Here’s what the libertarian economist (as in opposed to government intervention and crony capitalism) Murray Rothbard wrote:


“Yet NAFTA is more than just a big business trade deal. It is part of a very long campaign to integrate and cartelize government in order to entrench the interventionist mixed economy. In Europe, the campaign culminated in the Maastricht Treaty, the attempt to impose a single currency and central bank on Europe and force its relatively free economies to rachet up their regulatory and welfare states. In the United States, this has taken the form of transferring legislative and judicial authority away from the states and localities to the executive branch of the federal government. NAFTA negotiations have pushed the envelope by centralizing government power continent-wide, thus further diminishing the ability of taxpayers to hinder the actions of their rulers. Thus the siren-song of NAFTA is the same seductive tune by which the socialistic Eurocrats have tried to get Europeans to surrender to the super-statism of the European Community: wouldn’t it be wonderful to have North America be one vast and mighty ‘free trade unit’ like Europe? The reality is very different: socialistic intervention and planning by a super-national NAFTA Commission or Brussels bureaucrats accountable to no one.”


In this free trade world, capital was globalized and mobilized; technology was globalized and mobilized; productivity was globalized and mobilized; even desperate Mexican workers were globalized and mobilized.


American workers and their jobs? They were destabilized and immobilized.


American workers were rooted to the decaying spot, and it was all part of the free-trade planned economy. This is what crony capitalism, which is really bureaucratic collectivism, looks like. In such a situation, what is the president-elect to do?
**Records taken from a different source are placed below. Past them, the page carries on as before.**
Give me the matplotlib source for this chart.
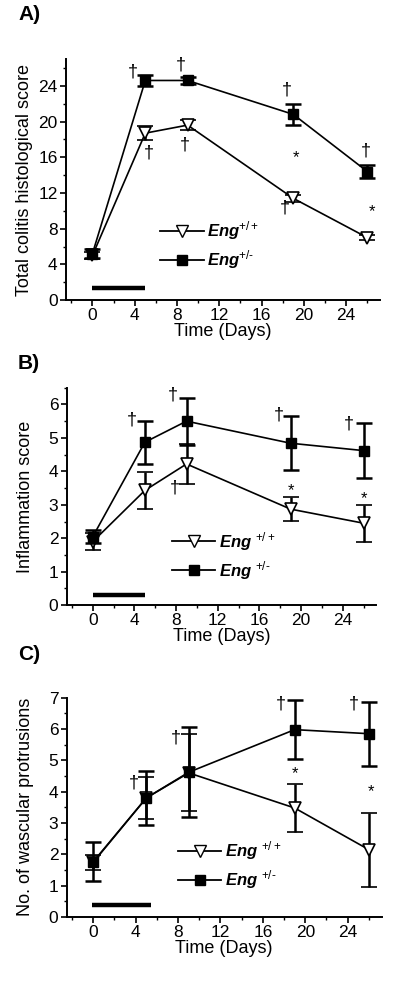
import matplotlib
matplotlib.use("Agg")
import matplotlib.pyplot as plt
from matplotlib.lines import Line2D
from matplotlib.ticker import MultipleLocator

plt.rcParams['font.family'] = ['Liberation Sans', 'DejaVu Sans']
plt.rcParams['mathtext.fontset'] = 'custom'
plt.rcParams['mathtext.rm'] = 'Liberation Sans'
plt.rcParams['mathtext.it'] = 'Liberation Sans:italic'
plt.rcParams['mathtext.bf'] = 'Liberation Sans:bold'

days = [0, 5, 9, 19, 26]

# A) total colitis histological score
a_wt = [5.0, 18.7, 19.6, 11.4, 7.0]
a_wt_err = [0.4, 0.8, 0.6, 0.4, 0.3]
a_het = [5.2, 24.6, 24.6, 20.8, 14.4]
a_het_err = [0.5, 0.65, 0.4, 1.2, 0.7]
a_marks = [(3.85, 25.6, '†'), (8.4, 26.3, '†'), (5.3, 16.5, '†'), (8.75, 17.4, '†'),
           (18.4, 23.5, '†'), (19.3, 16.0, '*'), (18.2, 10.3, '†'), (25.9, 16.7, '†'),
           (26.4, 9.9, '*')]

# B) inflammation score
b_wt = [1.9, 3.43, 4.22, 2.87, 2.45]
b_wt_err = [0.25, 0.56, 0.59, 0.35, 0.55]
b_het = [2.05, 4.87, 5.5, 4.84, 4.62]
b_het_err = [0.2, 0.64, 0.7, 0.8, 0.82]
b_marks = [(3.73, 5.54, '†'), (7.72, 6.29, '†'), (7.9, 3.49, '†'), (17.9, 5.69, '†'),
           (19.0, 3.42, '*'), (24.6, 5.41, '†'), (26.0, 3.17, '*')]

# C) vascular protrusions
c_wt = [1.75, 3.8, 4.6, 3.48, 2.15]
c_wt_err = [0.24, 0.68, 1.23, 0.77, 1.18]
c_het = [1.77, 3.8, 4.62, 5.98, 5.85]
c_het_err = [0.62, 0.86, 1.43, 0.93, 1.02]
c_marks = [(3.82, 4.27, '†'), (7.74, 5.72, '†'), (17.7, 6.79, '†'), (19.0, 4.57, '*'),
           (24.6, 6.79, '†'), (26.2, 3.99, '*')]

panels = [
    dict(rect=[0.165, 0.695, 0.785, 0.245], tag='A)', tag_y=0.985,
         wt=a_wt, wt_err=a_wt_err, het=a_het, het_err=a_het_err, marks=a_marks,
         ylim=(0, 27), major=4, minor=2, ylabel='Total colitis histological score',
         bar_y=1.4, bar_x=(0, 5), leg=(0.30, 0.228),
         labels=[r'Eng$^{+/+}$', r'Eng$^{+/\text{-}}$']),
    dict(rect=[0.167, 0.385, 0.773, 0.221], tag='B)', tag_y=0.631,
         wt=b_wt, wt_err=b_wt_err, het=b_het, het_err=b_het_err, marks=b_marks,
         ylim=(0, 6.5), major=1, minor=0.5, ylabel='Inflammation score',
         bar_y=0.3, bar_x=(0, 5), leg=(0.34, 0.227),
         labels=[r'Eng $^{+/+}$', r'Eng $^{+/\text{-}}$']),
    dict(rect=[0.167, 0.068, 0.787, 0.223], tag='C)', tag_y=0.335,
         wt=c_wt, wt_err=c_wt_err, het=c_het, het_err=c_het_err, marks=c_marks,
         ylim=(0, 7), major=1, minor=0.5, ylabel='No. of wascular protrusions',
         bar_y=0.37, bar_x=(-0.1, 5.4), leg=(0.353, 0.236),
         labels=[r'Eng $^{+/+}$', r'Eng $^{+/\text{-}}$']),
]

fig = plt.figure(figsize=(4, 9.84), dpi=100)

for p in panels:
    ax = fig.add_axes(p['rect'])
    ax.errorbar(days, p['wt'], yerr=p['wt_err'], color='black', lw=1.2,
                marker='v', ms=8, mfc='white', mec='black', mew=1.2,
                ecolor='black', elinewidth=1.8, capsize=5.5, capthick=1.8, zorder=3)
    ax.errorbar(days, p['het'], yerr=p['het_err'], color='black', lw=1.2,
                marker='s', ms=7.5, mfc='black', mec='black',
                ecolor='black', elinewidth=1.8, capsize=5.5, capthick=1.8, zorder=4)
    ax.plot(p['bar_x'], [p['bar_y'], p['bar_y']], color='black', lw=3.2,
            solid_capstyle='butt')
    for x, y, s in p['marks']:
        ax.text(x, y, s, ha='center', va='center', fontsize=13 if s == '†' else 12)

    ax.set_xlim(-2.5, 27.2)
    ax.set_ylim(*p['ylim'])
    ax.xaxis.set_major_locator(MultipleLocator(4))
    ax.xaxis.set_minor_locator(MultipleLocator(2))
    ax.yaxis.set_major_locator(MultipleLocator(p['major']))
    ax.yaxis.set_minor_locator(MultipleLocator(p['minor']))
    ax.tick_params(which='major', length=4, width=1.2, labelsize=12.5, pad=2)
    ax.tick_params(which='minor', length=2.5, width=1.0)
    for side in ['top', 'right']:
        ax.spines[side].set_visible(False)
    for side in ['left', 'bottom']:
        ax.spines[side].set_linewidth(1.4)

    ax.set_xlabel('Time (Days)', fontsize=13, labelpad=0)
    ax.set_ylabel(p['ylabel'], fontsize=13)
    ax.yaxis.set_label_coords(-0.105, 0.5)

    handles = [
        Line2D([], [], color='black', lw=1.3, marker='v', ms=8, mfc='white', mec='black'),
        Line2D([], [], color='black', lw=1.3, marker='s', ms=7, mfc='black'),
    ]
    ax.legend(handles, p['labels'], loc='center left', bbox_to_anchor=p['leg'],
              frameon=False, borderpad=0, borderaxespad=0, handlelength=2.6,
              handletextpad=0.2, labelspacing=0.35,
              prop=dict(family='Liberation Sans', style='italic', weight='bold', size=12))

    fig.text(0.045, p['tag_y'], p['tag'], fontsize=15, fontweight='bold',
             ha='left', va='center')

fig.savefig('out.png', dpi=100)
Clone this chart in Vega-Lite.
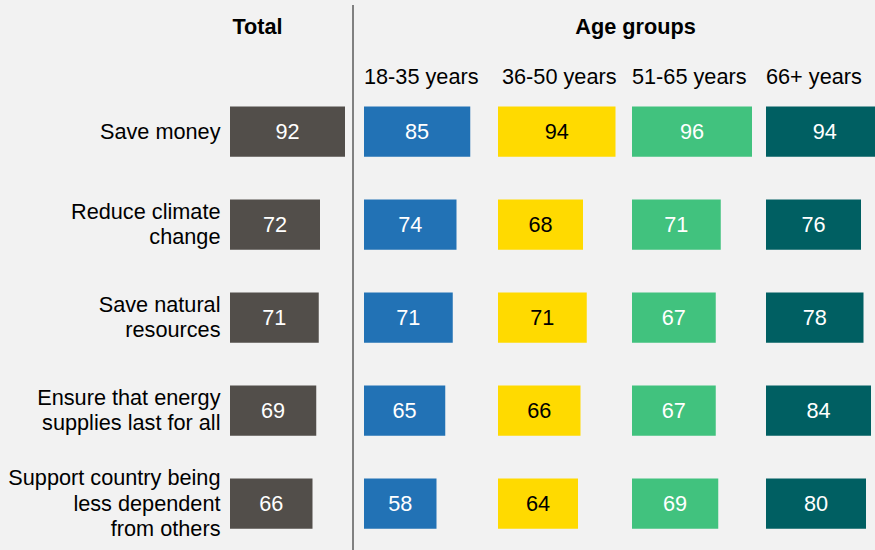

The situation is comparable to that of a general of an advance army unit that has surrounded a barbaric government guilty of the ongoing slaughter of its citizens. The general is holding in place until the full army arrives to liberate the country. Meanwhile, the slaughter of citizens continues, but a few rogue members of the surrounded government decide to try and cut a deal. They make one last crony offer — we’ll spare some of these citizens if you just pay us the right price and let us get out alive.


Should the general stand on principle and let those the general could have saved die, while waiting for the full army to arrive? Or should the general save whom he or she can until the cavalry arrives to save whoever is left? Should he or she make the deal with the rogue band of barbarians and save real lives in real time?


In this scenario, the NAFTA economy is the barbarian government carrying out the slaughter of American workers and the president-elect is the general of the advance army. The liberation army he is waiting on is his government authority that will officially arrive on Jan. 20. Carrier represents the break-away band who offers to spare a 1,000 families, if it can get a deal, any deal.


In Sarah Palin’s world, the right thing to do is let the 1,000 die and wait until Jan. 20 to attack the entire problem from a principled, ivory-towered perch. Trump, a man of action, decided to save the few he can while he readies himself to save the many and to end once and for all the sort of sordid deals he had to make.


Trump’s way is the right way. It is the action of a man who sees and feels pain. Those who live in the ivory towers do not feel the pain of others; their theories do not bleed or sob from hunger. The philosopher kings and queens cannot feel compassion, for they are in love with only abstractions, devoid of humanity.


Trump’s spot deals are not without precedent. John F. Kennedy famously called out U.S. Steel for its pricing policies and used his bully pulpit to call out other corporations not acting in the national interest.


In this respect, Trump may be more like Kennedy that he is like Ronald Reagan.


His Carrier deal may well be crony capitalism, but it is crony capitalism in the national interest, not in the globalists’ interests. It is crony capitalism for the public interest, not for the private special interest.


It is crony capitalism for the people, and it is long overdue.